Forthright Magazine

The other “I AM” statements in John

Through seven great “I am” metaphors, John powerfully communicated Jesus’ purpose. Jesus’ claims are readily recognizable: I am the bread of life; I am the light of the world; I am the door of the sheep, I am the good shepherd; I am the resurrection and the life; I am the way, the truth and the life; and I am the true vine.

Yet, these are not his only “I am” assertions in John’s Gospel. On several other occasions Jesus simply said, “I am” without completing the predicate. Perhaps the most well-known example of these is “Before Abaham was, I am” (John 8:58).

When Jesus made this claim, the crowd’s reaction revealed they understood Jesus to be uttering blasphemy. Not only had he claimed a greater than human existence, they likely understood Jesus to be using the language of Exodus 3:14 to identify himself with God.

The crowd understood his claim. From the start of this Gospel, John had developed the theme of Jesus’ divinity (John 1:1,14,18). This phrase “I am” provided John with one more tool. And so, we find it popping up in other stories as well.

On his final night Jesus crossed the book Kidron to enter a garden. As the evening progressed he would encounter a cohort of soldiers sent to arrest him. Jesus acknowledged to them that he was ‘Jesus the Nazorean’ by simply asserting, “I am” (John 18:5). At this the whole band of soldiers, perhaps around 600, retreated and fell to the ground (John 18:6).

This powerful scene reveals the truth of Jesus’ previous claim about his authority (John 10:18). No one would take his life from him, including a whole cohort of soldiers. Rather, he would choose to lay it down.

In the original language Jesus simply pronounced two words, “I am.” Yet, our Bibles typically render this as “I am he.” They are correct in doing so because this expression can convey a simple acknowledgement. Accordingly, the man born blind said “I am” to confirm who he was (John 9:9).

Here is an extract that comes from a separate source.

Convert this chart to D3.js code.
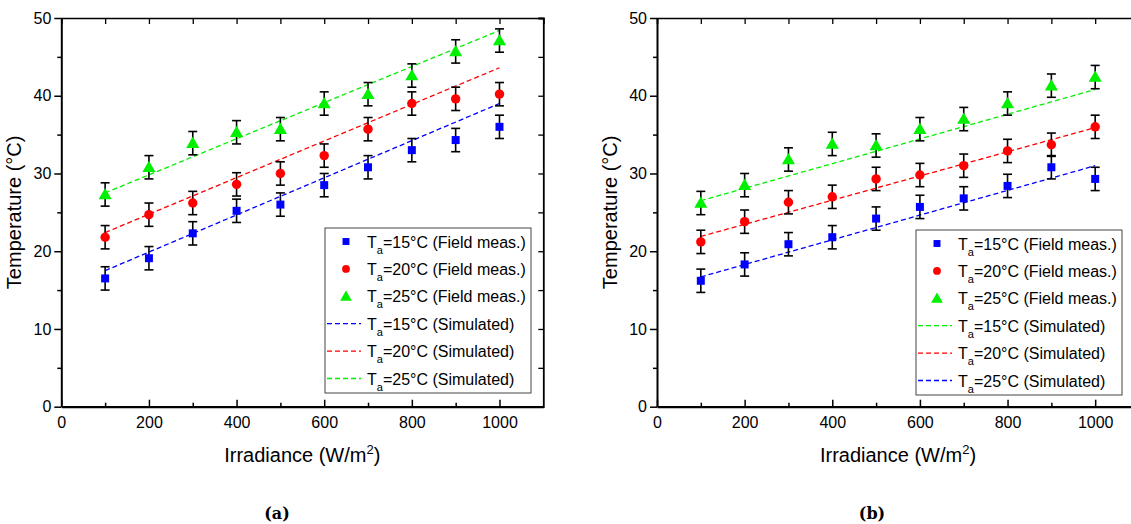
<!DOCTYPE html>
<html>
<head>
<meta charset="utf-8">
<script src="https://cdn.jsdelivr.net/npm/d3@7"></script>
<style>
  body { margin: 0; background: #fff; }
</style>
</head>
<body>
<script>
// irradiance values (W/m2)
var irradiance = [100, 200, 300, 400, 500, 600, 700, 800, 900, 1000];

// panel (a) field measurements
var measA15 = [16.5, 19.1, 22.3, 25.2, 26.0, 28.5, 30.8, 33.0, 34.3, 36.0];
var measA20 = [21.8, 24.7, 26.2, 28.6, 30.0, 32.3, 35.7, 39.0, 39.6, 40.2];
var measA25 = [27.3, 30.8, 33.9, 35.3, 35.7, 39.0, 40.2, 42.6, 45.7, 47.1];
// panel (b) field measurements
var measB15 = [16.2, 18.3, 20.9, 21.8, 24.2, 25.7, 26.8, 28.4, 30.8, 29.3];
var measB20 = [21.2, 23.8, 26.3, 27.0, 29.3, 29.8, 31.0, 32.9, 33.7, 36.0];
var measB25 = [26.2, 28.5, 31.8, 33.8, 33.6, 35.7, 37.0, 39.0, 41.3, 42.4];
// error bar half-heights (deg C)
var errA = [1.5, 1.5, 1.5, 1.5, 1.5, 1.5, 1.5, 1.5, 1.5, 1.5];
var errB = [1.5, 1.5, 1.5, 1.5, 1.5, 1.5, 1.5, 1.5, 1.5, 1.5];

// simulated lines, end points
var simX = [100, 1000];
var simA15 = [17.5, 39.0];
var simA20 = [22.4, 43.6];
var simA25 = [27.5, 48.4];
var simB15 = [16.7, 31.0];
var simB20 = [21.9, 35.9];
var simB25 = [26.5, 40.8];

var labelsMeas = ['=15°C (Field meas.)', '=20°C (Field meas.)', '=25°C (Field meas.)'];
var labelsSim = ['=15°C (Simulated)', '=20°C (Simulated)', '=25°C (Simulated)'];

var BLUE = '#0000ff', RED = '#ff0000', GREEN = '#00f000';
var SANS = '"Liberation Sans", Arial, sans-serif';

var svg = d3.select('body').append('svg')
    .attr('width', 1131).attr('height', 524)
    .attr('font-family', SANS);

/**
 * draws one panel
 */
function drawPanel(p){
    var x = d3.scaleLinear().domain([0, 1100]).range([p.left, p.left + 482]);
    var y = d3.scaleLinear().domain([0, 50]).range([406.7, 18]);
    var g = svg.append('g');

    // frame: top and right thin axes with inner ticks
    g.append('g').attr('transform', 'translate(0,' + y(50) + ')')
        .call(d3.axisBottom(x).tickValues(d3.range(0, 1101, 100)).tickSize(6).tickFormat(''))
        .call(function(a){ a.select('.domain').attr('stroke-width', 1.4); a.selectAll('line').attr('stroke-width', 1.3); });
    g.append('g').attr('transform', 'translate(' + x(1100) + ',0)')
        .call(d3.axisLeft(y).tickValues(d3.range(0, 51, 5)).tickSize(5).tickFormat(''))
        .call(function(a){ a.select('.domain').attr('stroke-width', 1.8); a.selectAll('line').attr('stroke-width', 1.3); });

    // left axis, ticks outward
    var yAxis = g.append('g').attr('transform', 'translate(' + x(0) + ',0)')
        .call(d3.axisLeft(y).tickValues(d3.range(0, 51, 10)).tickSize(7).tickSizeOuter(0).tickPadding(3));
    yAxis.select('.domain').attr('stroke-width', 2);
    yAxis.selectAll('line').attr('stroke-width', 1.5);
    yAxis.selectAll('text').attr('font-size', 16).attr('font-family', SANS);
    g.append('g').attr('transform', 'translate(' + x(0) + ',0)')
        .call(d3.axisLeft(y).tickValues(d3.range(5, 50, 10)).tickSize(4).tickFormat(''))
        .call(function(a){ a.select('.domain').remove(); a.selectAll('line').attr('stroke-width', 1.5); });

    // bottom axis, ticks inward
    var xAxis = g.append('g').attr('transform', 'translate(0,' + y(0) + ')')
        .call(d3.axisBottom(x).tickValues(d3.range(0, 1001, 200)).tickFormat(d3.format('d'))
            .tickSize(-7).tickSizeOuter(0).tickPadding(10));
    xAxis.select('.domain').attr('stroke-width', 2.2);
    xAxis.selectAll('line').attr('stroke-width', 1.5);
    xAxis.selectAll('text').attr('font-size', 16).attr('font-family', SANS);
    g.append('g').attr('transform', 'translate(0,' + y(0) + ')')
        .call(d3.axisBottom(x).tickValues(d3.range(100, 1001, 200)).tickSize(-4).tickFormat(''))
        .call(function(a){ a.select('.domain').remove(); a.selectAll('line').attr('stroke-width', 1.5); });

    // axis titles
    g.append('text')
        .attr('transform', 'translate(' + (p.left - 40) + ',' + y(25) + ') rotate(-90)')
        .attr('text-anchor', 'middle').attr('font-size', 20)
        .text('Temperature (°C)');

    var xt = g.append('text')
        .attr('x', (x(0) + x(1100)) / 2).attr('y', 462)
        .attr('text-anchor', 'middle').attr('font-size', 20);
    xt.append('tspan').text('Irradiance (W/m');
    xt.append('tspan').attr('dy', -8).attr('font-size', 13).text('2');
    xt.append('tspan').attr('dy', 8).text(')');

    // simulated lines
    var line = d3.line().x(function(d){ return x(d[0]); }).y(function(d){ return y(d[1]); });
    p.sims.forEach(function(s){
        g.append('path')
            .datum(d3.zip(simX, s.values))
            .attr('d', line)
            .attr('fill', 'none').attr('stroke', s.color)
            .attr('stroke-width', 1.3).attr('stroke-dasharray', '5,3');
    });

    // measurements with error bars
    var symbols = { square: d3.symbolSquare, circle: d3.symbolCircle, triangle: d3.symbolTriangle };
    var sizes = { square: 64, circle: 70, triangle: 74 };
    p.meas.forEach(function(s){
        var pts = irradiance.map(function(v, i){ return { x: v, y: s.values[i], e: p.err[i] }; });
        var eb = g.append('g').selectAll('g').data(pts).enter().append('g')
            .attr('stroke', '#000').attr('stroke-width', 1.6);
        eb.append('line')
            .attr('x1', function(d){ return x(d.x); }).attr('x2', function(d){ return x(d.x); })
            .attr('y1', function(d){ return y(d.y - d.e); }).attr('y2', function(d){ return y(d.y + d.e); });
        [-1, 1].forEach(function(sg){
            eb.append('line')
                .attr('x1', function(d){ return x(d.x) - 4.5; }).attr('x2', function(d){ return x(d.x) + 4.5; })
                .attr('y1', function(d){ return y(d.y + sg * d.e); }).attr('y2', function(d){ return y(d.y + sg * d.e); });
        });
        g.append('g').selectAll('path').data(pts).enter().append('path')
            .attr('d', d3.symbol().type(symbols[s.shape]).size(sizes[s.shape]))
            .attr('transform', function(d){ return 'translate(' + x(d.x) + ',' + (y(d.y) + (s.shape === 'triangle' ? 1 : 0)) + ')'; })
            .attr('fill', s.color);
    });

    // legend
    var lg = g.append('g');
    lg.append('rect')
        .attr('x', p.legend.x).attr('y', p.legend.y).attr('width', 206).attr('height', 165)
        .attr('fill', '#fff').attr('stroke', '#444').attr('stroke-width', 1);
    var entries = p.meas.map(function(s, i){ return { kind: 'm', s: s, label: labelsMeas[i] }; })
        .concat(p.simLegend.map(function(s, i){ return { kind: 's', s: s, label: labelsSim[i] }; }));
    entries.forEach(function(en, i){
        var cy = p.legend.y + 13.5 + i * 27.4;
        var sx = p.legend.x + 21;
        if(en.kind === 'm'){
            lg.append('path')
                .attr('d', d3.symbol().type(symbols[en.s.shape]).size(en.s.shape === 'triangle' ? 60 : 48)())
                .attr('transform', 'translate(' + sx + ',' + (cy + (en.s.shape === 'triangle' ? 1 : 0)) + ')')
                .attr('fill', en.s.color);
        } else {
            lg.append('line')
                .attr('x1', p.legend.x + 2).attr('x2', p.legend.x + 36)
                .attr('y1', cy).attr('y2', cy)
                .attr('stroke', en.s.color).attr('stroke-width', 1.3).attr('stroke-dasharray', '5,3');
        }
        var t = lg.append('text')
            .attr('x', p.legend.x + 42).attr('y', cy + 6)
            .attr('font-size', 16);
        t.append('tspan').text('T');
        t.append('tspan').attr('dy', 6).attr('font-size', 11).text('a');
        t.append('tspan').attr('dy', -6).text(en.label);
    });

    // caption
    svg.append('text')
        .attr('x', p.caption).attr('y', 519)
        .attr('text-anchor', 'middle')
        .attr('font-family', '"DejaVu Serif", serif').attr('font-weight', 'bold').attr('font-size', 16)
        .text(p.captionText);
}

var shapes = ['square', 'circle', 'triangle'];
var colors = [BLUE, RED, GREEN];

drawPanel({
    left: 61.3,
    meas: [measA15, measA20, measA25].map(function(v, i){ return { values: v, color: colors[i], shape: shapes[i] }; }),
    err: errA,
    sims: [simA15, simA20, simA25].map(function(v, i){ return { values: v, color: colors[i] }; }),
    simLegend: [BLUE, RED, GREEN].map(function(c){ return { color: c }; }),
    legend: { x: 325, y: 228 },
    caption: 277, captionText: '(a)'
});

drawPanel({
    left: 657,
    meas: [measB15, measB20, measB25].map(function(v, i){ return { values: v, color: colors[i], shape: shapes[i] }; }),
    err: errB,
    sims: [simB15, simB20, simB25].map(function(v, i){ return { values: v, color: colors[i] }; }),
    simLegend: [GREEN, RED, BLUE].map(function(c){ return { color: c }; }),
    legend: { x: 916, y: 230 },
    caption: 872, captionText: '(b)'
});
</script>
</body>
</html>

John can use “I am” on Jesus’ lips with a dual function. They can serve an overt declaration of his divinity as well as identify him as the Nazorean. The lines can become blurry.

In the dialogue leading up to this claim that before Abraham was born ‘I am,’ Jesus taught the crowd: “you shall die in your sins; for unless you believe that I am, you shall die in your sins” (John 8:24). Based upon their response, the Jews clearly did not understand this as a claim to divinity (John 8:25-27).

While we can certainly agree that people must acknowledge Jesus is the Christ to be forgiven, did John also hint at more? Should we be surprised that commentators understand Jesus’ words in two ways, especially when Jesus’ claim parallels a similar claim by God? Isaiah 43:10?

Stepping backward through the Gospel we arrive at the stormy night on the Sea of Galilee. The disciples had rowed several miles into the sea when Jesus came to them walking on the water. Stepping upon the water, Jesus said, “I am. Do not be afraid (John 6:19-20).” Should we be surprised that commentators understand Jesus’ words in two ways?

Even closer to the Gospel’s beginning we encounter Jesus’ conversation with the Samaritan woman at the well. After she revealed that she knew the Messiah was coming, Jesus responded, “I am, the one who is speaking to you” (John 4:26). Jesus clearly indicated he was the Messiah.

Is this all that John was communicating? Perhaps. And yet in view of God saying to his people, “I am the one who says” (Isaiah 52:6), perhaps an initial soft drumbeat has struck that will grow into a crescendo with a band of soldiers falling down before Jesus.

Overstatement is not good. We must be careful. Repeatedly, Jesus did identify himself as being the person in question – just as any other person would do. John also used this same phrase to reveal much more. Given the highly thematic nature of this Gospel, John’s Gospel can draw us in to ponder.

Perhaps John intended us to spend time pondering Jesus of Nazareth who looked like any other human being, but who was at the same time the Son of God. What we can be certain is that if we will believe Jesus is the Christ, the Son of God, we will have life in his name.